Under that structure, Zimmerman said, the city would issue the bonds and provide the proceeds to the borrower, which would remain responsible for repaying principal and interest. Repayment typically comes from revenue generated by the project, while the city’s role is to provide access to a tax-exempt financing market.
The city is not obligated to make payments on the bonds and that all expenses related to issuance would be paid by the borrower. The borrower also would be required to indemnify the city and the Economic Development Authority against potential liability.
Zimmerman said the bonds would not be backed by government credit and that the financial benefit to the borrower comes from the tax-exempt status of the bonds.

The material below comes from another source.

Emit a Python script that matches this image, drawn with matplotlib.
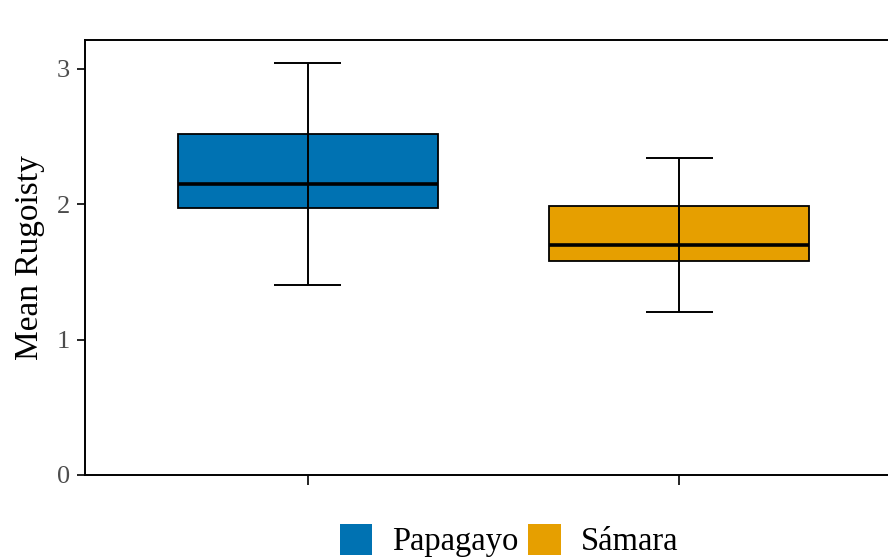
import matplotlib.pyplot as plt
from matplotlib.patches import Patch

plt.rcParams['font.family'] = ['Liberation Serif', 'DejaVu Serif']

sites = ['Papagayo', 'Sámara']
colors = ['#0072B2', '#E69F00']
whislo = [1.40, 1.20]
q1 = [1.97, 1.58]
med = [2.15, 1.70]
q3 = [2.52, 1.99]
whishi = [3.04, 2.34]

fig = plt.figure(figsize=(8.88, 5.6), dpi=100)
ax = fig.add_axes([0.0957, 0.152, 0.920, 0.7768])

pos = [1, 2]
stats = []
for i in range(len(sites)):
    stats.append({'whislo': whislo[i], 'q1': q1[i], 'med': med[i],
                  'q3': q3[i], 'whishi': whishi[i], 'label': sites[i]})

bp = ax.bxp(stats, positions=pos, widths=0.70, patch_artist=True,
            showfliers=False, showcaps=False,
            boxprops=dict(linewidth=1.3, edgecolor='black'),
            medianprops=dict(color='black', linewidth=2.6),
            whiskerprops=dict(linewidth=0))
for patch, c in zip(bp['boxes'], colors):
    patch.set_facecolor(c)
    patch.set_zorder(2)
for m in bp['medians']:
    m.set_zorder(3)

# error bars drawn on top of the boxes, ggplot style
ax.vlines(pos, whislo, whishi, color='black', linewidth=1.4, zorder=4)
ax.hlines(whislo, [p - 0.09 for p in pos], [p + 0.09 for p in pos],
          color='black', linewidth=1.4, zorder=4)
ax.hlines(whishi, [p - 0.09 for p in pos], [p + 0.09 for p in pos],
          color='black', linewidth=1.4, zorder=4)

ax.set_xlim(0.4, 2.6)
ax.set_ylim(0, 3.214)
ax.set_yticks([0, 1, 2, 3])
ax.set_yticklabels(['0', '1', '2', '3'])
ax.set_xticks(pos)
ax.set_xticklabels(['', ''])
ax.tick_params(axis='y', length=6, width=1.2, labelsize=19, labelcolor='#4d4d4d', pad=5)
ax.tick_params(axis='x', length=7, width=1.2)
ax.set_ylabel('Mean Rugoisty', fontsize=24, labelpad=8)

for s in ['left', 'bottom', 'top', 'right']:
    ax.spines[s].set_linewidth(1.4)
    ax.spines[s].set_color('black')

handles = [Patch(facecolor=c, edgecolor='none') for c in colors]
fig.legend(handles, sites, loc='center', bbox_to_anchor=(0.573, 0.035), ncol=2,
           frameon=False, fontsize=23.5, handlelength=1.0, handleheight=1.1,
           handletextpad=0.6, columnspacing=0.3)

fig.savefig('out.png', dpi=100)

City policy typically requires fees based on the principal amount of bonds issued to recover administrative costs, Zimmerman said. In this case, however, he said the city manager and finance director negotiated a $90,000 fee rather than the standard $166,250. He said the principal amount is about $36.5 million.

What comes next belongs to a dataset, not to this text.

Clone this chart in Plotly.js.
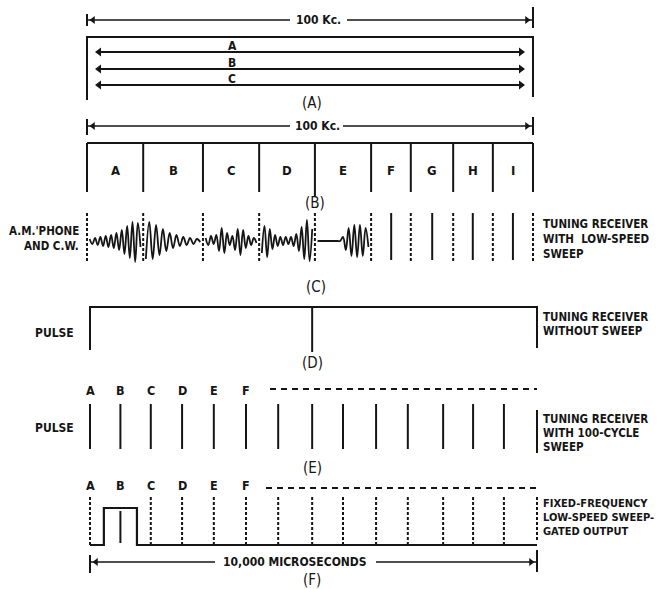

Massoglia also asked about the amount of the TIF note. Zimmerman said the original note had been $2.8 million and that, because of the state’s lag in property valuation and tax collection, the remaining balance is now about $2.2 million.
Greg Baumberger, chief executive officer of Catholic Eldercare, said the organization has served seniors at its two northeast Minneapolis campuses for 43 years. He said the Crest View acquisition would be financed through the city-issued debt along with the remainder of the tax increment financing note.
Aaron Youngdahl of Northland Securities said the tax increment financing note was part of the acquisition plan because some units in the facility are set aside for lower-income residents.
“The TIF note really is an integral part to keep that building strong for a nonprofit such as Catholic Eldercare to serve people in all spectrums of income,” Youngdahl said.